The relationship between Walken and Lauper is the movie's biggest selling point, and it's entirely plausible, which also means that it's not exaggerated or exciting. This seems intentional, a quest for emotional authenticity, but Connell is puritanical about deflecting their passions, keeping his scripted lovers chaste and noble and altogether a bit flat. Lauper gives a deft and understated performance, and Walken delivers a deceptively calm soul, so their struggle for prosperity leaves an impression. The problem is that Connell is too gentle and detached, and their shared development moves slower than molasses on Pluto.

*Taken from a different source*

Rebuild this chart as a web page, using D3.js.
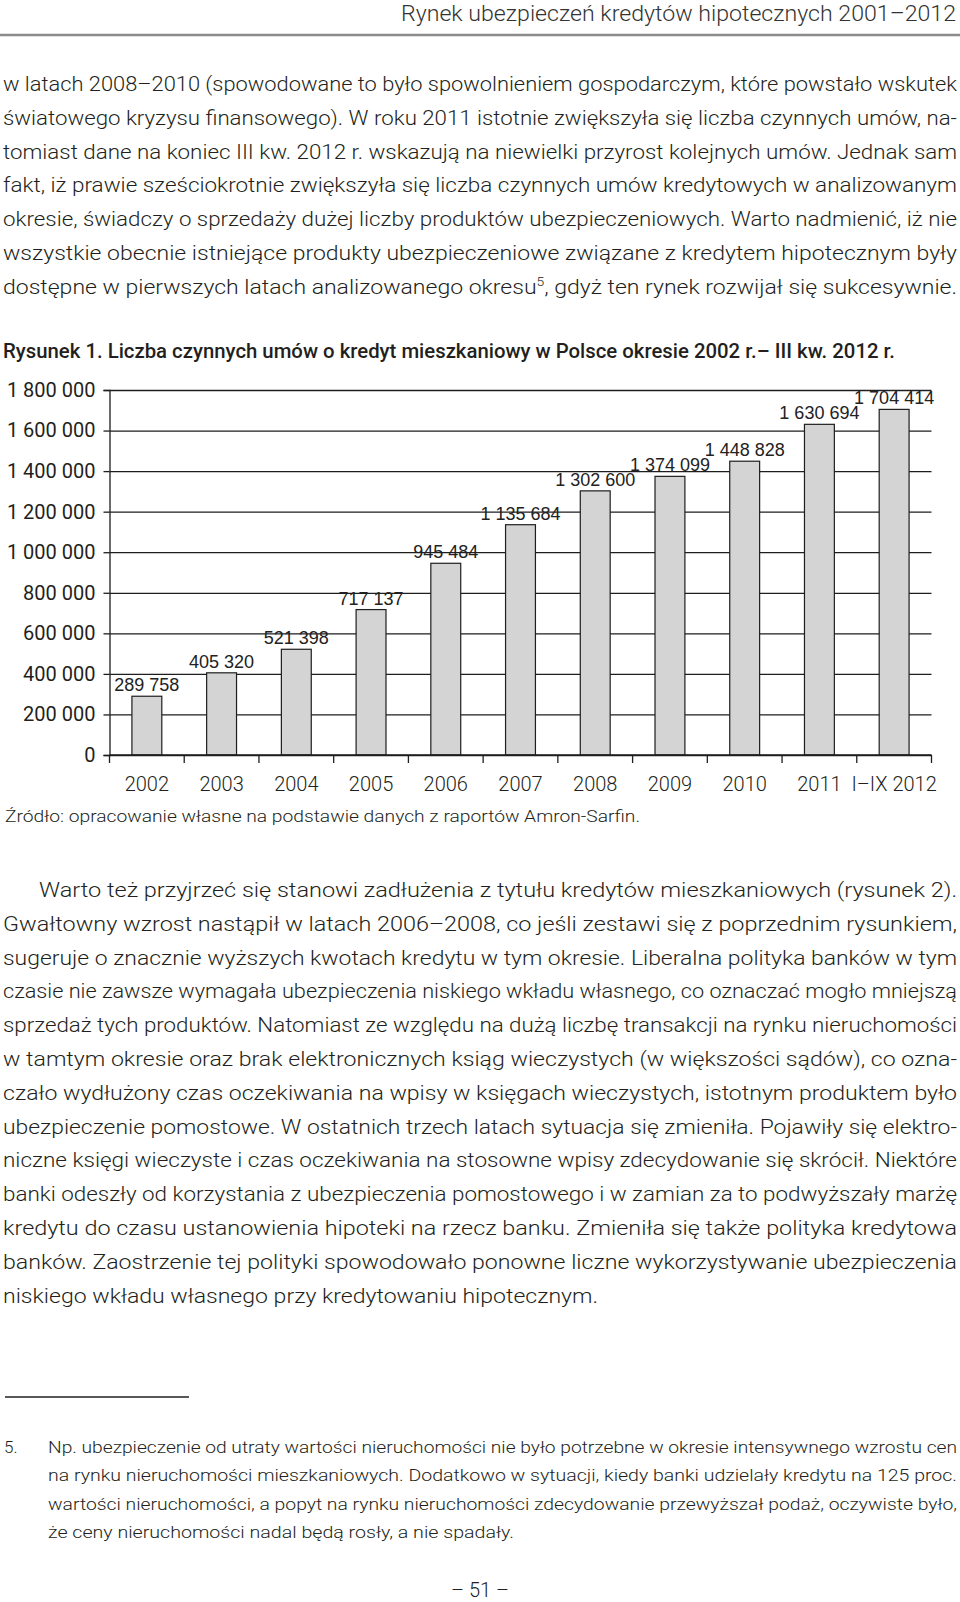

All in all, the movie's best moments come not from romance or thrills, but from the neighborhood's peculiar inhabitants (especially the crackling Logue, rising star of The Tao of Steve), who are directed and captured in an offhand, casual style. The fresh emigrant Michael -- sort of a surrogate for the Irish-born director -- provides an angle on their American strangeness (one can feel his crush on this country), playing up their initially invisible eccentricities. An autographed baseball here ("I hadda pay for it," explains Grayson), a malfunctioning Buick there ("It's you, it's classy, it's tough!" proclaims Walken in his sales pitch), and the neighborhood feels genuine. The drawback is that it also feels a bit too precious. Once Connell finds his feet, he just may stride forth with his Important American Movie. Until then, The Opportunists is simply a whiff of great unwashedness yet to come.